Nawaz, who was born in Liverpool and moved to Toronto at the age of 5, downplays the racist epithets and occasional beatings she got from school bullies — enough that her parents sent their daughter and two sons to karate lessons to learn self-defence. Her brother is now a world champion kick-boxer.
The problem was racism, not religion, she says. Bullies grow up. It ended.
“You could defend yourself physically,” Nawaz reflects. “But (now) how do you defend yourself against the stereotypes of your community, that you are a threat?”
Her older son, chatty Rashad, 12, volunteered to one of his coaches at school: “I am not a terrorist. I’m not one of those people.” His mother notes that he was 3 at 9/11.
Nawaz, who started out as a journalist at CBC’s Morningside, made her first film in the mid-1990s. The short comedy BBQ Muslims is about a couple of brothers who are suspected of being Middle Eastern terrorists when their backyard barbecue blows up. It was fresh and funny enough to land a coveted spot at the 1996 Toronto Film Festival.

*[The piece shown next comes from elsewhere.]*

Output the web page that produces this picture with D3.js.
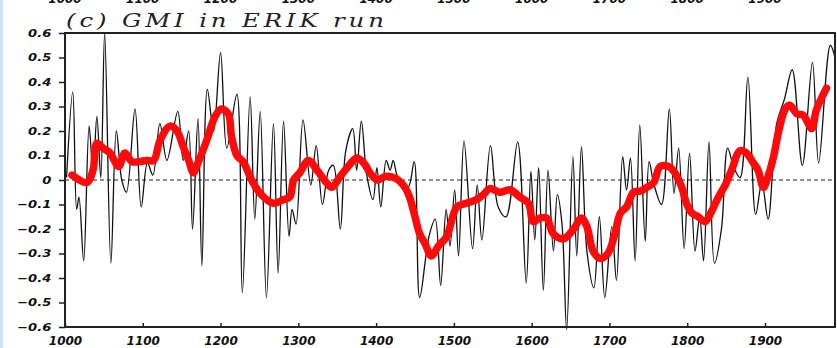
<!DOCTYPE html>
<html><head><meta charset="utf-8">
<script src="https://cdn.jsdelivr.net/npm/d3@7/dist/d3.min.js"></script>
<style>
html,body{margin:0;padding:0;background:#fff;}
svg{display:block;}
</style></head>
<body>
<svg id="chart" width="837" height="348"></svg>
<script>
const titleText = "(c) GMI in ERIK run";
const xTicks = [1000,1100,1200,1300,1400,1500,1600,1700,1800,1900];
const yTicks = [-0.6,-0.5,-0.4,-0.3,-0.2,-0.1,0,0.1,0.2,0.3,0.4,0.5,0.6];

const blackYears = [1002,1010,1015,1018,1024,1031,1036,1041,1046,1051,1059,1066,1073,1079,1090,1098,1106,1113,1122,1131,1145,1152,1159,1164,1171,1176,1183,1191,1200,1208,1221,1228,1238,1244,1251,1259,1268,1274,1281,1288,1292,1297,1306,1316,1323,1331,1339,1345,1354,1361,1370,1375,1381,1388,1396,1401,1406,1413,1418,1422,1428,1441,1449,1456,1468,1476,1483,1490,1495,1501,1506,1513,1524,1530,1536,1547,1557,1567,1582,1593,1599,1604,1609,1615,1621,1628,1633,1639,1645,1653,1658,1664,1671,1680,1687,1694,1703,1709,1717,1722,1727,1733,1739,1746,1751,1757,1767,1777,1783,1789,1796,1803,1810,1816,1821,1828,1835,1844,1852,1860,1868,1878,1888,1896,1904,1915,1925,1935,1948,1961,1969,1984,1990];
const blackValues = [0.01,0.36,-0.12,-0.07,-0.33,0.22,0.03,0.26,0.01,0.6,-0.34,0.2,0.0,-0.05,0.29,-0.11,0.07,0.02,0.23,0.08,0.28,0.08,0.2,-0.2,0.25,-0.35,0.37,0.2,0.52,0.13,0.35,-0.46,0.34,-0.16,0.28,-0.48,0.23,-0.38,0.24,-0.23,-0.12,-0.18,0.245,-0.02,0.14,-0.1,0.04,0.06,-0.2,0.12,0.21,0.04,0.24,0.02,-0.08,0.05,-0.11,0.08,0.04,0.08,0.01,-0.03,0.075,-0.48,-0.23,-0.16,-0.43,-0.12,-0.27,-0.04,-0.31,0.16,-0.28,-0.02,-0.245,0.14,-0.11,-0.15,0.155,-0.42,0.035,-0.245,0.05,-0.45,0.04,-0.29,-0.06,-0.18,-0.61,0.095,-0.31,0.135,-0.29,-0.44,-0.15,-0.48,-0.19,-0.41,0.095,-0.04,0.09,-0.33,0.225,-0.25,0.075,-0.015,-0.1,0.29,-0.055,0.13,-0.28,0.11,-0.29,-0.15,-0.33,0.155,-0.34,-0.2,0.13,0.05,0.01,0.42,-0.14,-0.01,-0.16,0.23,0.33,0.45,0.06,0.48,0.07,0.55,0.5];

const redYears = [1009,1028,1036,1041,1049,1058,1069,1077,1086,1096,1105,1114,1122,1135,1144,1152,1159,1165,1171,1182,1193,1201,1210,1214,1221,1229,1240,1251,1268,1281,1289,1294,1302,1313,1324,1336,1343,1354,1364,1375,1384,1392,1401,1413,1426,1437,1443,1450,1456,1463,1471,1480,1491,1495,1504,1516,1529,1538,1546,1559,1572,1585,1596,1602,1611,1619,1628,1641,1654,1664,1671,1679,1688,1698,1707,1714,1722,1731,1740,1748,1757,1765,1776,1784,1793,1799,1806,1814,1823,1831,1840,1849,1857,1868,1876,1885,1891,1898,1904,1911,1917,1926,1932,1941,1949,1960,1966,1979];
const redValues = [0.02,-0.01,0.04,0.15,0.13,0.11,0.055,0.11,0.075,0.075,0.08,0.08,0.16,0.22,0.2,0.135,0.08,0.03,0.07,0.16,0.26,0.29,0.27,0.18,0.1,0.075,0.0,-0.055,-0.095,-0.08,-0.07,0.0,0.03,0.08,0.04,-0.01,-0.03,0.015,0.055,0.09,0.07,0.03,0.0,0.015,0.005,-0.03,-0.07,-0.15,-0.22,-0.26,-0.31,-0.27,-0.23,-0.19,-0.11,-0.095,-0.08,-0.06,-0.035,-0.05,-0.04,-0.07,-0.095,-0.17,-0.155,-0.155,-0.22,-0.24,-0.2,-0.155,-0.19,-0.29,-0.32,-0.3,-0.22,-0.135,-0.11,-0.05,-0.045,-0.03,-0.01,0.055,0.055,0.03,-0.03,-0.095,-0.135,-0.15,-0.17,-0.13,-0.07,-0.02,0.04,0.12,0.11,0.07,0.04,-0.03,0.015,0.095,0.19,0.29,0.305,0.27,0.265,0.21,0.285,0.375];

(function(){
const svg = d3.select("#chart");
const W = 837, H = 348;
const mLeft = 65, mRight = 835, mTop = 33, mBottom = 327;

svg.append("rect").attr("x",0).attr("y",0).attr("width",W).attr("height",H).attr("fill","#fff");
svg.append("rect").attr("x",0).attr("y",0).attr("width",3).attr("height",H).attr("fill","#cfe2f8");

const x = d3.scaleLinear().domain([1000,1990]).range([mLeft,mRight]);
const y = d3.scaleLinear().domain([-0.6,0.6]).range([mBottom,mTop]);

const fmtY = v => (Math.abs(v) < 1e-9 ? "0" : (v < 0 ? "\u2212" + d3.format(".1f")(-v) : d3.format(".1f")(v)));

// partial tick labels from the panel above (cut by the top edge, as in the source image)
svg.append("g").selectAll("text").data(xTicks).join("text")
  .attr("x", d => x(d)).attr("y", 3)
  .attr("text-anchor","middle")
  .attr("font-family","DejaVu Sans").attr("font-weight","bold").attr("font-style","italic")
  .attr("font-size",12).attr("fill","#111")
  .text(d => d);

// zero line
svg.append("line").attr("x1",mLeft).attr("x2",mRight).attr("y1",y(0)).attr("y2",y(0))
  .attr("stroke","#222").attr("stroke-width",1).attr("stroke-dasharray","4,3");

const pts = (xs, vs) => xs.map((d,i) => [d, vs[i]]);

svg.append("path").datum(pts(blackYears, blackValues))
  .attr("d", d3.line().x(d => x(d[0])).y(d => y(d[1])).curve(d3.curveCatmullRom.alpha(0.5)))
  .attr("fill","none").attr("stroke","#111").attr("stroke-width",1.3);

svg.append("path").datum(pts(redYears, redValues))
  .attr("d", d3.line().x(d => x(d[0])).y(d => y(d[1])).curve(d3.curveCatmullRom.alpha(0.5)))
  .attr("fill","none").attr("stroke","#ff0a0a").attr("stroke-width",7.5)
  .attr("stroke-linejoin","round").attr("stroke-linecap","round");

// axes
const yAxis = d3.axisLeft(y).tickValues(yTicks).tickSize(6).tickPadding(5).tickFormat(fmtY);
const gy = svg.append("g").attr("transform",`translate(${mLeft},0)`).call(yAxis);
gy.select(".domain").remove();
gy.selectAll(".tick line").attr("stroke","#222").attr("stroke-width",1.5);
gy.selectAll(".tick text")
  .attr("font-family","DejaVu Sans").attr("font-weight","bold").attr("font-style","italic")
  .attr("font-size",10.5).attr("fill","#111")
  .attr("transform","scale(1.25,1)");

const xAxis = d3.axisBottom(x).tickValues(xTicks).tickSize(-4).tickPadding(9).tickFormat(d => d);
const gx = svg.append("g").attr("transform",`translate(0,${mBottom})`).call(xAxis);
gx.select(".domain").remove();
gx.selectAll(".tick line").attr("stroke","#222").attr("stroke-width",1.5);
gx.selectAll(".tick text")
  .attr("font-family","DejaVu Sans").attr("font-weight","bold").attr("font-style","italic")
  .attr("font-size",12).attr("fill","#111");

// frame
svg.append("rect").attr("x",mLeft).attr("y",mTop).attr("width",mRight-mLeft).attr("height",mBottom-mTop)
  .attr("fill","none").attr("stroke","#222").attr("stroke-width",2);

// title, stretched horizontally to match the wide plotter font
const t = svg.append("text").attr("x",0).attr("y",0)
  .attr("font-family","DejaVu Serif").attr("font-style","italic")
  .attr("font-size",19).attr("fill","#222")
  .attr("letter-spacing",3)
  .text(titleText);
const nat = t.node().getComputedTextLength();
const sx = 322 / nat;
t.attr("transform",`translate(66,27) scale(${sx},1)`);
})();
</script>
</body></html>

She used her brothers and neighbours in the film, and even asked local police if she could film in their jail. They all agreed. “We could do things like that then,” Nawaz recalls. “Those were the days of innocence, when you could do comedy about terrorism and the police could let you use their jail.”
The way the family prays has changed since 9/11. At home for his midday break, Haque recalls that they were “very comfortable praying anywhere. On an airplane, at a rest stop by the side of road, a patch of grass beside McDonald’s.”
He no longer does that.
It was common for young Muslims travelling Canada to use the local mosque as a place to stay for a few nights. It was very open, he says. Now, the community is more cautious, taking visitors’ names and contact numbers. He is more careful when asked to make donations to individual causes, for fear the government might somehow link a donation to terrorism.

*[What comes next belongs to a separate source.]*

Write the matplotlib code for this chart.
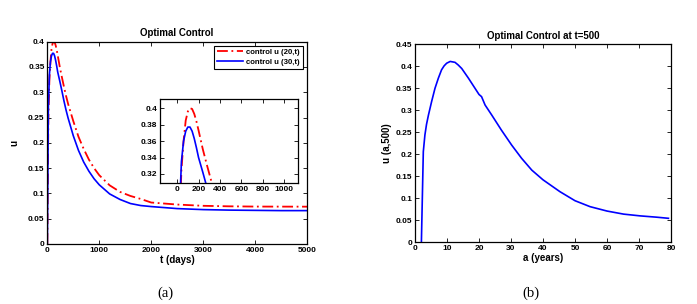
import matplotlib
matplotlib.use("Agg")
import matplotlib.pyplot as plt
from matplotlib.ticker import FuncFormatter

# ---------------- data ----------------
t_days = [0, 20, 40, 60, 80, 100, 120, 140, 160, 180, 200, 240, 280, 320, 360,
          400, 500, 600, 700, 800, 900, 1000, 1200, 1400, 1600, 1800, 2000,
          2500, 3000, 3500, 4000, 4500, 5000]
u20 = [0.0, 0.25, 0.325, 0.36, 0.385, 0.396, 0.400, 0.399, 0.393, 0.384, 0.373,
       0.350, 0.330, 0.311, 0.293, 0.277, 0.243, 0.212, 0.188, 0.167, 0.150,
       0.136, 0.116, 0.103, 0.095, 0.089, 0.082, 0.078, 0.0755, 0.0745, 0.074,
       0.0739, 0.0738]
u30 = [0.0, 0.27, 0.335, 0.36, 0.372, 0.377, 0.377, 0.372, 0.363, 0.352, 0.340,
       0.322, 0.303, 0.283, 0.265, 0.249, 0.214, 0.185, 0.162, 0.144, 0.129,
       0.117, 0.099, 0.088, 0.080, 0.076, 0.074, 0.070, 0.068, 0.067, 0.0665,
       0.066, 0.066]

a_years = [2.0, 2.6, 3.1, 3.6, 4.2, 5.2, 6.25, 7.3, 8.3, 9.1, 9.9, 11.0, 12.5,
           13.5, 14.6, 16.7, 18.75, 20.0, 20.8, 21.9, 24.0, 27.0, 30.2, 33.3,
           36.5, 40.0, 45.3, 50.0, 54.7, 60.0, 65.2, 70.4, 75.6, 79.2]
u_a500 = [0.0, 0.206, 0.244, 0.268, 0.289, 0.320, 0.350, 0.373, 0.392, 0.401,
          0.407, 0.411, 0.409, 0.403, 0.395, 0.373, 0.350, 0.336, 0.331, 0.312,
          0.289, 0.255, 0.221, 0.191, 0.164, 0.142, 0.115, 0.0945, 0.081,
          0.071, 0.064, 0.060, 0.057, 0.0545]

main_yticks = [0, 0.05, 0.1, 0.15, 0.2, 0.25, 0.3, 0.35, 0.4]
main_xticks = [0, 1000, 2000, 3000, 4000, 5000]
inset_xticks = [0, 200, 400, 600, 800, 1000]
inset_yticks = [0.32, 0.34, 0.36, 0.38, 0.40]
right_xticks = [0, 10, 20, 30, 40, 50, 60, 70, 80]
right_yticks = [0, 0.05, 0.1, 0.15, 0.2, 0.25, 0.3, 0.35, 0.4, 0.45]

# ---------------- style ----------------
plt.rcParams['font.family'] = ['Liberation Sans', 'DejaVu Sans']
plt.rcParams['font.weight'] = 'bold'
BLUE = '#0000ff'
RED = '#ff0000'
dashdot = (0, (6, 2, 1, 2))
fmt = FuncFormatter(lambda v, p: '%g' % round(v, 6))


def style(ax, fs=6):
    ax.tick_params(direction='in', top=True, right=True, labelsize=fs,
                   length=3, width=0.6, pad=2)
    for lab in ax.get_xticklabels() + ax.get_yticklabels():
        lab.set_fontweight('bold')
    for s in ax.spines.values():
        s.set_linewidth(0.9)
    ax.xaxis.set_major_formatter(fmt)
    ax.yaxis.set_major_formatter(fmt)


fig = plt.figure(figsize=(6.97, 3.04), dpi=100)

# ----- left panel -----
ax1 = fig.add_axes([0.0679, 0.1974, 0.3726, 0.6654])
ax1.plot(t_days, u20, color=RED, linestyle=dashdot, lw=1.3,
         label='control u (20,t)')
ax1.plot(t_days, u30, color=BLUE, lw=1.2, label='control u (30,t)')
ax1.set_xlim(0, 5000)
ax1.set_ylim(0, 0.4)
ax1.set_xticks(main_xticks)
ax1.set_yticks(main_yticks)
style(ax1)
ax1.set_title('Optimal Control', fontsize=7, fontweight='bold', pad=4)
ax1.set_xlabel('t (days)', fontsize=7, fontweight='bold', labelpad=1)
ax1.set_ylabel('u', fontsize=7, fontweight='bold', labelpad=6)
leg = ax1.legend(loc='upper right', fontsize=5.6, handlelength=3.4,
                 borderpad=0.4, labelspacing=0.25, handletextpad=0.4,
                 borderaxespad=0.5, fancybox=False, framealpha=1)
leg.get_frame().set_edgecolor('black')
leg.get_frame().set_linewidth(0.8)
for txt in leg.get_texts():
    txt.set_fontweight('bold')

# ----- inset -----
axi = fig.add_axes([0.2296, 0.398, 0.198, 0.276])
axi.plot(t_days, u20, color=RED, linestyle=dashdot, lw=1.3)
axi.plot(t_days, u30, color=BLUE, lw=1.2)
axi.set_xlim(-160, 1130)
axi.set_ylim(0.309, 0.411)
axi.set_xticks(inset_xticks)
axi.set_yticks(inset_yticks)
style(axi)

# ----- right panel -----
ax2 = fig.add_axes([0.5954, 0.2030, 0.3673, 0.6513])
ax2.plot(a_years, u_a500, color=BLUE, lw=1.2)
ax2.set_xlim(0, 80)
ax2.set_ylim(0, 0.45)
ax2.set_xticks(right_xticks)
ax2.set_yticks(right_yticks)
style(ax2)
ax2.set_title('Optimal Control at t=500', fontsize=7, fontweight='bold', pad=4)
ax2.set_xlabel('a (years)', fontsize=7, fontweight='bold', labelpad=1)
ax2.set_ylabel('u (a,500)', fontsize=7, fontweight='bold', labelpad=3)

# ----- captions -----
fig.text(165 / 697, 1 - 293 / 304, '(a)', ha='center', va='center',
         fontsize=10.5, family=['Liberation Serif', 'DejaVu Serif'],
         fontweight='normal')
fig.text(531 / 697, 1 - 293 / 304, '(b)', ha='center', va='center',
         fontsize=10.5, family=['Liberation Serif', 'DejaVu Serif'],
         fontweight='normal')

fig.savefig('out.png', dpi=100)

He recognizes that his wife and older daughter, who both wear hijab (their 15-year-old does not), are more visible as Muslims.
Nawaz has grappled with the idea of giving up the hijab. “What if I stop wearing hijab and just disappear? Will things change if I assimilate?”
Most of her close friends have given up the practice. “Why don’t I? I struggle with it constantly. I believe I wear it because it identifies me specifically with this embattled group, people who are going through a difficult time.”
She wants to use her success — Nawaz has sold four sit-com pilots to the U.S. in the past four years, and Little Mosque is seen in 60 countries — to help Canadian Muslims. “I feel this is the time to wear it because the community needs it so badly and I do it more out of a sense of duty than a sense of faith.”
In fact, she has taken to tying her hijab in artful ways, following new styles on websites such as mytrendyhijab.com.
Eldest daughter Maysa, a studious girl who will graduate from high school next year, was taken aside while changing flights at Minneapolis airport last summer while en route to a Muslim summer camp in Michigan. “I was the only Muslim on the flight and the only person they took into a little room.”
Maysa was questioned and asked to remove her hijab. She refused. She says if the official had been polite, she would have agreed.
It was a frightening experience. “I didn’t really think they could do anything to me,” she says. “I’m a Canadian citizen. Then I thought about Maher Arar.”
She describes how she tries to present the most positive image of a young Muslim that she can. She says thank you to the bus driver. She is “really nice” to everyone she encounters, as if she carries the burden of how people think about all Muslims.
Normally someone who keeps her feelings in check, she lifts her glasses to wipe her eyes. She is surprised at her emotion.
“I wonder what it would have been like if 9/11 hadn’t happened,” Maysa says quietly. “I imagine it would have been a lot different and better if it hadn’t.”